San Francisco is notorious for its high taxes. With the recent exodus of downtown’s companies as well as a reputation on crime nationwide, city leaders are looking for ways to incentivize businesses to remain in SF.
Enter Prop M, a business tax cut that will affect 91 percent of restaurants and 97 percent of bars and nightclubs. It’s a measure that has gained rare, across-the-board support in SF’s famously divisive politics, drawing endorsements from progressives, moderates, business owners, and politicians city-wise. It passed overwhelmingly by 69.51 percent to 30.49 percent.
Brian Davis, who teaches the Business track program at Riordan, says “Small businesses typically fail within the first year. Lowering the tax burden will enable small businesses to be more competitive with larger businesses.”
Prop M aims to enact a complete overhaul of the city’s business tax system. The state of San Francisco’s post-pandemic recovery has spurred the momentum behind the measure as well as concern behind the sustainability of the city government’s current business tax system.
Along with exempting more small businesses from taxes and fees–eliminating gross receipts taxes for 2,700 small businesses–it also reduces taxes for some of SF’s biggest companies in an effort to get them to stay.
According to a city report, only the five largest companies pay around a quarter of all business taxes. Should a single one of those companies leave, it will have significant repercussions on SF’s tax revenue–and thus ability to fund vital public services.

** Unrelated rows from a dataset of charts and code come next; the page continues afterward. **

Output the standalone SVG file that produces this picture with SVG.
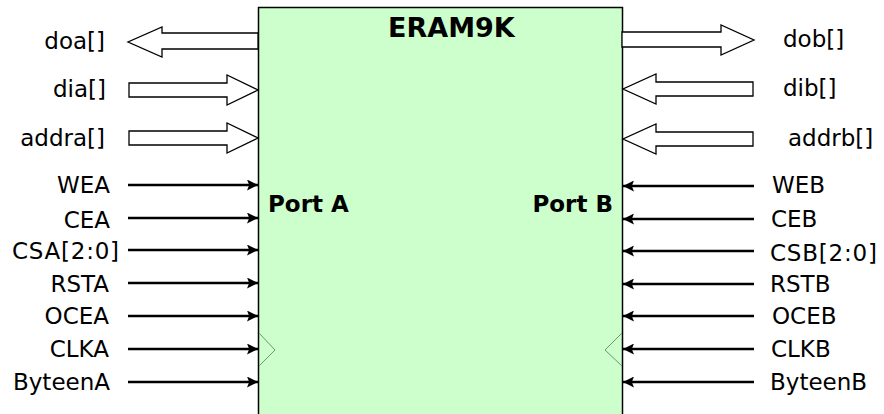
<svg xmlns="http://www.w3.org/2000/svg" width="884" height="414" viewBox="0 0 884 414">
<style>
.lbl{font-family:"DejaVu Sans","Liberation Sans",sans-serif;font-size:23px;fill:#000}
.ttl{font-family:"DejaVu Sans","Liberation Sans",sans-serif;font-weight:bold;fill:#000}
.bus{fill:#fff;stroke:#000;stroke-width:1.3}
.sig{stroke:#000;stroke-width:2.5;fill:none}
.clk{fill:none;stroke:#6a9a6a;stroke-width:1}
</style>
<defs>
<marker id="ah" viewBox="0 0 10 10" refX="10" refY="5" markerWidth="11" markerHeight="11" markerUnits="userSpaceOnUse" orient="auto">
<path d="M0,0 L10,5 L0,10 L2,5 z" fill="#000"/>
</marker>
</defs>
<g id="eram9k">
<rect x="258.5" y="7.5" width="364" height="420" fill="#ccffcc" stroke="#000" stroke-width="1.5"/>
<text class="ttl" x="388" y="37" font-size="27">ERAM9K</text>
<text class="ttl" x="268" y="212" font-size="23">Port A</text>
<text class="ttl" x="613" y="212" font-size="23" text-anchor="end">Port B</text>
<polyline class="clk" points="259,333 275,350 259,366"/>
<polyline class="clk" points="622,333 605,350 622,366"/>
</g>
<g id="connectors">
<polygon class="bus" points="258,33 162,33 162,27 128,42 162,57 162,49 258,49"/>
<polygon class="bus" points="129,83 227,83 227,75 258,90 227,105 227,97 129,97"/>
<polygon class="bus" points="129,131 227,131 227,123 258,138 227,153 227,145 129,145"/>
<polygon class="bus" points="622,32 721,32 721,25 754,40 721,55 721,47 622,47"/>
<polygon class="bus" points="753,82 656,82 656,74 623,89 656,104 656,96 753,96"/>
<polygon class="bus" points="753,132 656,132 656,124 623,139 656,154 656,146 753,146"/>
<line class="sig" x1="128" y1="185" x2="258" y2="185" marker-end="url(#ah)"/>
<line class="sig" x1="128" y1="218" x2="258" y2="218" marker-end="url(#ah)"/>
<line class="sig" x1="128" y1="250" x2="258" y2="250" marker-end="url(#ah)"/>
<line class="sig" x1="128" y1="283" x2="258" y2="283" marker-end="url(#ah)"/>
<line class="sig" x1="128" y1="316" x2="258" y2="316" marker-end="url(#ah)"/>
<line class="sig" x1="128" y1="349" x2="258" y2="349" marker-end="url(#ah)"/>
<line class="sig" x1="128" y1="382" x2="258" y2="382" marker-end="url(#ah)"/>
<line class="sig" x1="754" y1="186" x2="623" y2="186" marker-end="url(#ah)"/>
<line class="sig" x1="754" y1="219" x2="623" y2="219" marker-end="url(#ah)"/>
<line class="sig" x1="754" y1="251" x2="623" y2="251" marker-end="url(#ah)"/>
<line class="sig" x1="754" y1="284" x2="623" y2="284" marker-end="url(#ah)"/>
<line class="sig" x1="754" y1="316" x2="623" y2="316" marker-end="url(#ah)"/>
<line class="sig" x1="754" y1="349" x2="623" y2="349" marker-end="url(#ah)"/>
<line class="sig" x1="754" y1="382" x2="623" y2="382" marker-end="url(#ah)"/>
</g>
<g id="labels-left" class="lbl" text-anchor="end">
<text class="lbl" x="105" y="49" text-anchor="end">doa[]</text>
<text class="lbl" x="106" y="97" text-anchor="end">dia[]</text>
<text class="lbl" x="105" y="146" text-anchor="end">addra[]</text>
<text class="lbl" x="110" y="193" text-anchor="end">WEA</text>
<text class="lbl" x="110" y="228" text-anchor="end">CEA</text>
<text class="lbl" x="119" y="259" text-anchor="end" textLength="107" lengthAdjust="spacing">CSA[2:0]</text>
<text class="lbl" x="109" y="292" text-anchor="end">RSTA</text>
<text class="lbl" x="109" y="324" text-anchor="end">OCEA</text>
<text class="lbl" x="109" y="357" text-anchor="end">CLKA</text>
<text class="lbl" x="110" y="390" text-anchor="end">ByteenA</text>
</g>
<g id="labels-right" class="lbl">
<text class="lbl" x="783" y="47">dob[]</text>
<text class="lbl" x="783" y="96">dib[]</text>
<text class="lbl" x="788" y="146">addrb[]</text>
<text class="lbl" x="772" y="193">WEB</text>
<text class="lbl" x="771" y="227">CEB</text>
<text class="lbl" x="770" y="261" textLength="107" lengthAdjust="spacing">CSB[2:0]</text>
<text class="lbl" x="770" y="292">RSTB</text>
<text class="lbl" x="772" y="324">OCEB</text>
<text class="lbl" x="771" y="357">CLKB</text>
<text class="lbl" x="770" y="390">ByteenB</text>
</g>
</svg>
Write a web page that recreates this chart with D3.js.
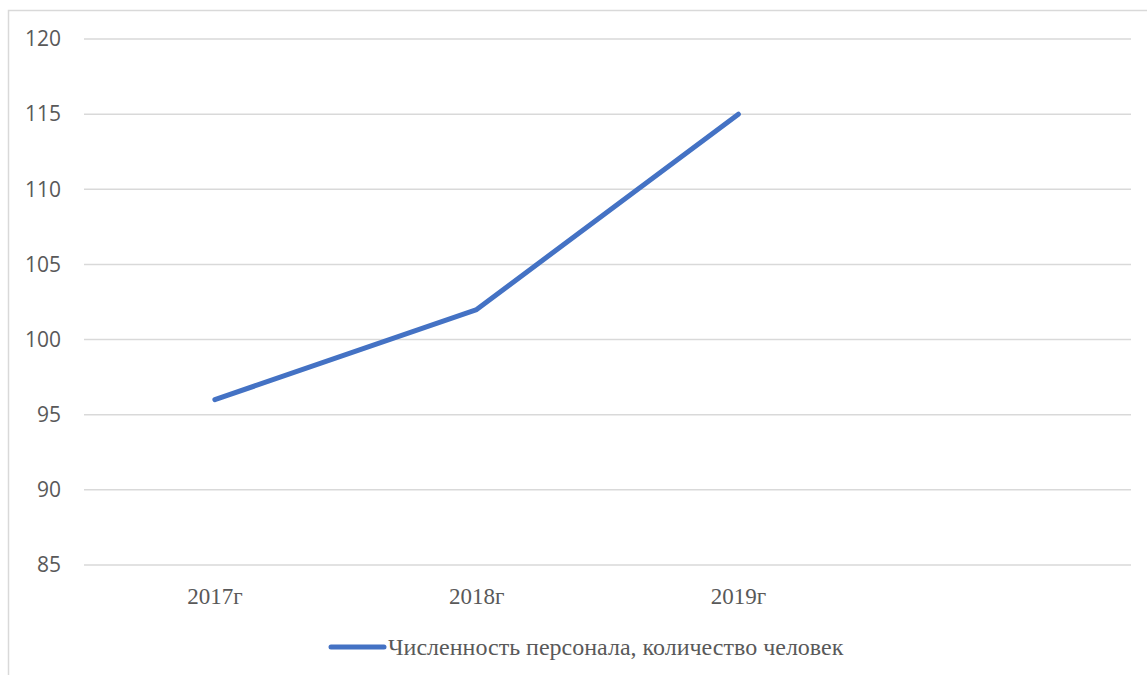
<!DOCTYPE html>
<html>
<head>
<meta charset="utf-8">
<script src="https://cdn.jsdelivr.net/npm/d3@7"></script>
<style>
  body { margin: 0; background: #fff; }
</style>
</head>
<body>
<div id="chart"></div>
<script>
// chart data
var categories = ["2017г", "2018г", "2019г", ""];
var staffCount = [96, 102, 115];
var yTicks = [85, 90, 95, 100, 105, 110, 115, 120];
var seriesName = "Численность персонала, количество человек";

var width = 1147, height = 675;
var margin = {top: 39, right: 16, bottom: 110, left: 84};
var plotW = width - margin.left - margin.right,
    plotH = height - margin.top - margin.bottom;

var svg = d3.select("#chart").append("svg")
    .attr("width", width)
    .attr("height", height);

// outer frame (cut off at right and bottom, like the picture)
svg.append("rect")
    .attr("x", 8.5).attr("y", 10.5)
    .attr("width", 1200).attr("height", 1000)
    .attr("fill", "none")
    .attr("stroke", "#d9d9d9")
    .attr("stroke-width", 1.5);

var g = svg.append("g")
    .attr("transform", "translate(" + margin.left + "," + margin.top + ")");

var x = d3.scaleBand().domain(categories).range([0, plotW]);
var y = d3.scaleLinear().domain([85, 120]).range([plotH, 0]);

// horizontal gridlines
g.selectAll(".grid")
    .data(yTicks)
    .enter().append("line")
    .attr("x1", 0).attr("x2", plotW)
    .attr("y1", function(d) { return y(d); })
    .attr("y2", function(d) { return y(d); })
    .attr("stroke", "#d9d9d9")
    .attr("stroke-width", 1.5);

// y labels
g.selectAll(".ylab")
    .data(yTicks)
    .enter().append("text")
    .attr("x", -23)
    .attr("y", function(d) { return y(d); })
    .attr("dy", "0.35em")
    .attr("text-anchor", "end")
    .attr("font-family", "'Open Sans', 'Liberation Sans', sans-serif")
    .attr("font-size", 21)
    .attr("fill", "#595959")
    .text(function(d) { return d; });

// x labels
g.selectAll(".xlab")
    .data(categories)
    .enter().append("text")
    .attr("x", function(d) { return x(d) + x.bandwidth() / 2; })
    .attr("y", plotH + 39)
    .attr("text-anchor", "middle")
    .attr("font-family", "'Liberation Serif', 'Times New Roman', serif")
    .attr("font-size", 23)
    .attr("fill", "#595959")
    .text(function(d) { return d; });

// the line
var line = d3.line()
    .x(function(d, i) { return x(categories[i]) + x.bandwidth() / 2; })
    .y(function(d) { return y(d); });

g.append("path")
    .datum(staffCount)
    .attr("d", line)
    .attr("fill", "none")
    .attr("stroke", "#4472c4")
    .attr("stroke-width", 5)
    .attr("stroke-linecap", "round")
    .attr("stroke-linejoin", "round");

// legend
var legend = svg.append("g").attr("transform", "translate(331,647)");
legend.append("line")
    .attr("x1", 0).attr("x2", 53)
    .attr("stroke", "#4472c4")
    .attr("stroke-width", 5)
    .attr("stroke-linecap", "round");
legend.append("text")
    .attr("x", 57)
    .attr("dy", "0.33em")
    .attr("font-family", "'Liberation Serif', 'Times New Roman', serif")
    .attr("font-size", 24)
    .attr("fill", "#595959")
    .text(seriesName);
</script>
</body>
</html>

Davis continued, “It will help consumers–’everyday San Franciscans’–via lower prices as taxes are ultimately paid for by consumers via higher pricing. If a business is unable to pass along the taxes they may be forced to close.”
However, Prop M would also raise taxes on mid-size businesses that make large revenue and have a small number of staff. Industries likely to see their gross receipts taxes (applied to a business’s total revenue from sales) increase included biotechnology (18 percent increase), retail (16 percent), and construction (7 percent) in order to supplement the loss in revenue from corresponding tax cuts.
Now that Prop M has passed, it’s expected to initially lose money for the city for three years, by $40 million annually. It intends to recoup costs with scheduled rate increases that earn $50 million per year, thus offsetting the loss in time for the 2029-2030 Fiscal year.
Davis commented, “The city also needs to reduce spending to offset potential tax revenue decreases.”
The measure further benefits most businesses by consolidating the city’s 14 business categories into seven, making it easier for businesses to pay their taxes. It also aims to incentivize workers to come back to office, with the specific goal of revitalizing downtown, with proponents citing how the continued trend of remote work has been partially responsible for downtown’s decline.
The primary opposition comes from Larry Marso, a local tech executive and attorney. Marso, a Republican, argues that Prop M tries to generate more revenue through steep tax hikes that primarily affect larger to midsize companies. However, opposition was largely limited; no formal campaign has reported fundraising activity in opposition to the measure.